Written problem - Copy out all lines where "this" appears.

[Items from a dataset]
+ + + + + + +
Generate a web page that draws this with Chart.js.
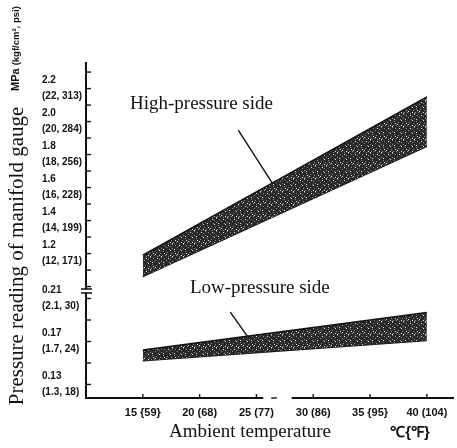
<!DOCTYPE html>
<html>
<head>
<meta charset="utf-8">
<script src="https://cdn.jsdelivr.net/npm/chart.js@4/dist/chart.umd.min.js"></script>
<style>
  html, body { margin: 0; padding: 0; background: #fff; }
  #wrap { width: 457px; height: 448px; }
</style>
</head>
<body>
<div id="wrap"><canvas id="gaugeChart"></canvas></div>
<script>
// ambient temperature at the band ends (deg C)
const temps = [15, 40];
// high-pressure side band, MPa
const highUpper = [1.19, 2.15];
const highLower = [1.06, 1.85];
// low-pressure side band, MPa
const lowUpper = [0.162, 0.197];
const lowLower = [0.152, 0.171];

const xTicks = [15, 20, 25, 30, 35, 40];
const xTickLabels = ['15 {59}', '20 (68)', '25 (77)', '30 (86)', '35 {95}', '40 (104)'];

const highTicks = [1.0, 1.1, 1.2, 1.3, 1.4, 1.5, 1.6, 1.7, 1.8, 1.9, 2.0, 2.1, 2.2, 2.3];
const highLabelValues = [1.2, 1.4, 1.6, 1.8, 2.0, 2.2];
const highLabelText = [
    ['1.2', '(12, 171)'], ['1.4', '(14, 199)'], ['1.6', '(16, 228)'],
    ['1.8', '(18, 256)'], ['2.0', '(20, 284)'], ['2.2', '(22, 313)']
];
const lowTicks = [0.13, 0.15, 0.17, 0.19, 0.21];
const lowLabelValues = [0.13, 0.17, 0.21];
const lowLabelText = [['0.13', '(1.3, 18)'], ['0.17', '(1.7, 24)'], ['0.21', '(2.1, 30)']];

const serif = "'Liberation Serif', 'Times New Roman', serif";
const sans = "'Liberation Sans', Arial, sans-serif";

// fixed speckle tile for the shaded bands (hand placed, no randomness)
function stipple() {
    let c = document.createElement('canvas');
    c.width = 11; c.height = 13;
    let g = c.getContext('2d');
    g.fillStyle = '#2a2a2a';
    g.fillRect(0, 0, 11, 13);
    g.fillStyle = '#8a8a8a';
    [[1, 0], [7, 1], [4, 2], [9, 4], [2, 5], [6, 6], [0, 8], [8, 8], [3, 9], [10, 11], [5, 12], [7, 10]]
        .forEach(p => g.fillRect(p[0], p[1], 1, 1));
    g.fillStyle = '#e6e6e6';
    [[5, 3], [9, 2], [1, 7], [7, 9], [3, 11], [10, 6], [5, 8]]
        .forEach(p => g.fillRect(p[0], p[1], 1, 1));
    return g.createPattern(c, 'repeat');
}

function pts(ys) {
    return temps.map((t, i) => ({ x: t, y: ys[i] }));
}

function labelFor(values, texts) {
    return (v) => {
        let i = values.findIndex(k => Math.abs(k - v) < 1e-6);
        return i < 0 ? '' : texts[i];
    };
}

const yTickFont = { family: sans, size: 10, weight: 'bold', lineHeight: 1.6 };
const xTickFont = { family: sans, size: 11, weight: 'bold' };

const notes = {
    high: { text: 'High-pressure side', x: 13.87, y: 2.106, axis: 'yHigh', leader: [[23.4, 1.948], [26.4, 1.627]] },
    low: { text: 'Low-pressure side', x: 19.15, y: 0.2198, axis: 'yLow', leader: [[22.7, 0.1974], [24.3, 0.1733]] }
};

const decorations = {
    id: 'decorations',
    afterDraw(chart) {
        let ctx = chart.ctx;
        let area = chart.chartArea;
        let sx = chart.scales.x;
        let ax = area.left;
        ctx.save();
        ctx.strokeStyle = '#111';
        ctx.lineWidth = 1.4;

        // inward tick marks
        ['yHigh', 'yLow'].forEach(id => {
            let s = chart.scales[id];
            s.ticks.forEach(t => {
                let py = s.getPixelForValue(t.value);
                ctx.beginPath(); ctx.moveTo(ax, py); ctx.lineTo(ax + 5, py); ctx.stroke();
            });
        });
        sx.ticks.forEach(t => {
            let px = sx.getPixelForValue(t.value);
            ctx.beginPath(); ctx.moveTo(px, area.bottom); ctx.lineTo(px, area.bottom - 4); ctx.stroke();
        });

        // axis break on y
        let by = chart.scales.yLow.top;
        ctx.fillStyle = '#fff';
        ctx.fillRect(ax - 3, by - 1.5, 6, 3);
        ctx.beginPath();
        ctx.moveTo(ax - 5, by - 2); ctx.lineTo(ax + 6, by - 2);
        ctx.moveTo(ax - 5, by + 2); ctx.lineTo(ax + 6, by + 2);
        ctx.stroke();

        // axis break on x
        let g0 = sx.getPixelForValue(25.6), g1 = sx.getPixelForValue(28.1);
        ctx.fillRect(g0, area.bottom - 2, g1 - g0, 4);
        ctx.beginPath();
        ctx.moveTo(sx.getPixelForValue(26.3), area.bottom);
        ctx.lineTo(sx.getPixelForValue(26.8), area.bottom);
        ctx.stroke();

        // notes and leader lines
        ctx.fillStyle = '#111';
        ctx.font = '19px ' + serif;
        ctx.textBaseline = 'middle';
        ctx.textAlign = 'left';
        Object.values(notes).forEach(n => {
            let s = chart.scales[n.axis];
            ctx.fillText(n.text, sx.getPixelForValue(n.x), s.getPixelForValue(n.y));
            let [a, b] = n.leader;
            ctx.beginPath();
            ctx.moveTo(sx.getPixelForValue(a[0]), s.getPixelForValue(a[1]));
            ctx.lineTo(sx.getPixelForValue(b[0]), s.getPixelForValue(b[1]));
            ctx.stroke();
        });

        // axis titles
        ctx.textAlign = 'center';
        ctx.fillText('Ambient temperature', 250, 432);
        ctx.font = 'bold 15px ' + sans;
        ctx.fillText('\u2103{\u2109}', 410, 433);

        ctx.save();
        ctx.translate(17, 256);
        ctx.rotate(-Math.PI / 2);
        ctx.font = '21px ' + serif;
        ctx.fillText('Pressure reading of manifold gauge', 0, 0);
        ctx.restore();

        // unit caption, read bottom to top
        ctx.save();
        ctx.translate(16, 91);
        ctx.rotate(-Math.PI / 2);
        ctx.textAlign = 'left';
        ctx.font = 'bold 11px ' + sans;
        ctx.fillText('MPa', 0, 0);
        let w = ctx.measureText('MPa ').width;
        ctx.font = 'bold 9.5px ' + sans;
        ctx.fillText('(kgf/cm\u00b2, psi)', w, 0);
        ctx.restore();

        ctx.restore();
    }
};

const fill = stipple();
const bandStyle = { borderColor: '#111', borderWidth: 1.5, pointRadius: 0, tension: 0, backgroundColor: fill };

new Chart(document.getElementById('gaugeChart'), {
    type: 'line',
    data: {
        datasets: [
            { ...bandStyle, label: 'High upper', data: pts(highUpper), yAxisID: 'yHigh', fill: '+1' },
            { ...bandStyle, label: 'High lower', data: pts(highLower), yAxisID: 'yHigh', fill: false },
            { ...bandStyle, label: 'Low upper', data: pts(lowUpper), yAxisID: 'yLow', fill: '+1' },
            { ...bandStyle, label: 'Low lower', data: pts(lowLower), yAxisID: 'yLow', fill: false }
        ]
    },
    options: {
        responsive: true,
        maintainAspectRatio: false,
        animation: false,
        layout: { padding: { top: 63, right: 4, bottom: 0, left: 42 } },
        plugins: { legend: { display: false }, tooltip: { enabled: false } },
        scales: {
            x: {
                type: 'linear',
                min: 10,
                max: 42.3,
                afterBuildTicks: (s) => { s.ticks = xTicks.map(v => ({ value: v })); },
                afterFit: (s) => { s.height = 50; },
                grid: { drawOnChartArea: false, drawTicks: false },
                border: { color: '#111', width: 2 },
                ticks: {
                    color: '#111',
                    font: xTickFont,
                    padding: 8,
                    maxRotation: 0,
                    autoSkip: false,
                    callback: (v, i) => xTickLabels[i]
                }
            },
            yLow: {
                type: 'linear',
                position: 'left',
                stack: 'gauge',
                stackWeight: 107,
                min: 0.1174,
                max: 0.217,
                afterBuildTicks: (s) => { s.ticks = lowTicks.map(v => ({ value: v })); },
                afterFit: (s) => { s.width = 44; },
                grid: { drawOnChartArea: false, drawTicks: false },
                border: { color: '#111', width: 2 },
                ticks: {
                    color: '#111', font: yTickFont, padding: 6, crossAlign: 'far', autoSkip: false,
                    callback: labelFor(lowLabelValues, lowLabelText)
                }
            },
            yHigh: {
                type: 'linear',
                position: 'left',
                stack: 'gauge',
                stackWeight: 228,
                min: 0.973,
                max: 2.355,
                afterBuildTicks: (s) => { s.ticks = highTicks.map(v => ({ value: v })); },
                afterFit: (s) => { s.width = 44; },
                grid: { drawOnChartArea: false, drawTicks: false },
                border: { color: '#111', width: 2 },
                ticks: {
                    color: '#111', font: yTickFont, padding: 6, crossAlign: 'far', autoSkip: false,
                    callback: labelFor(highLabelValues, highLabelText)
                }
            }
        }
    },
    plugins: [decorations]
});
</script>
</body>
</html>
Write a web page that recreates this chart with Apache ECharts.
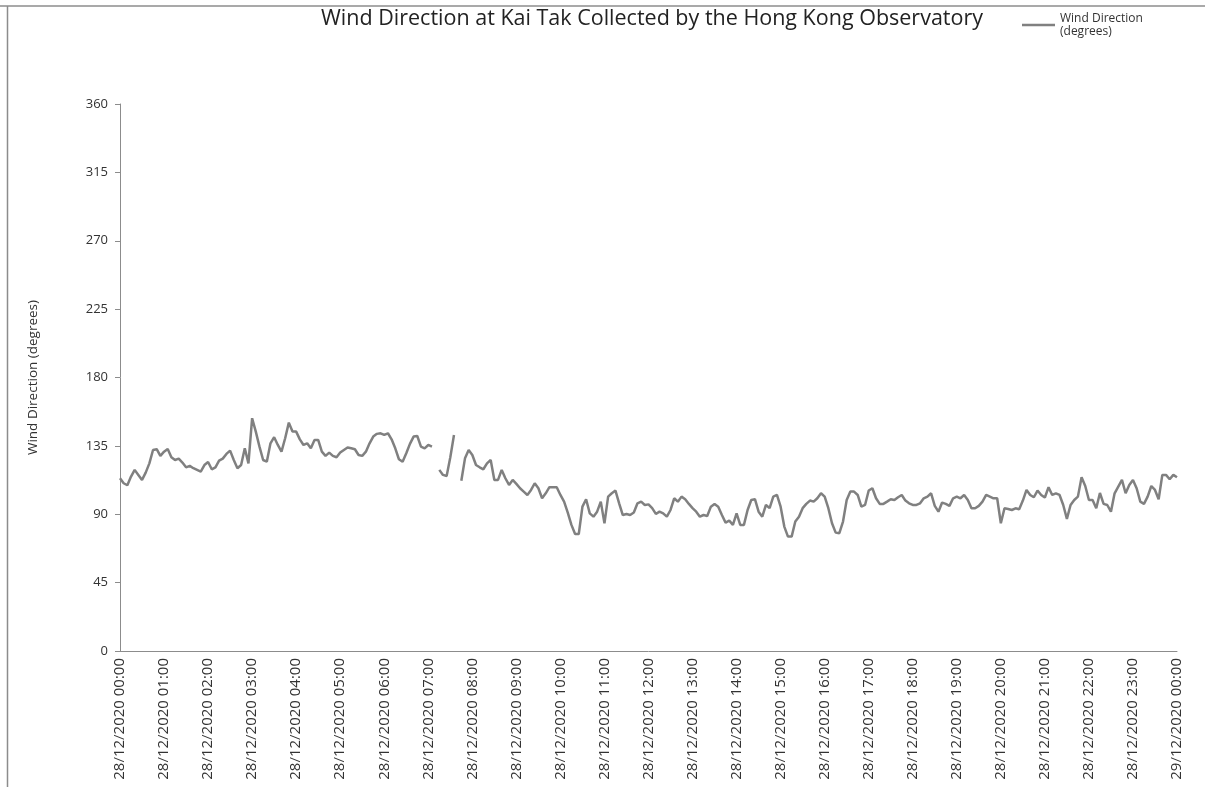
+ + + + + + +
Solved exercise -
Generate a web page that draws this with Chart.js.
Write a web page that recreates this chart with Apache ECharts.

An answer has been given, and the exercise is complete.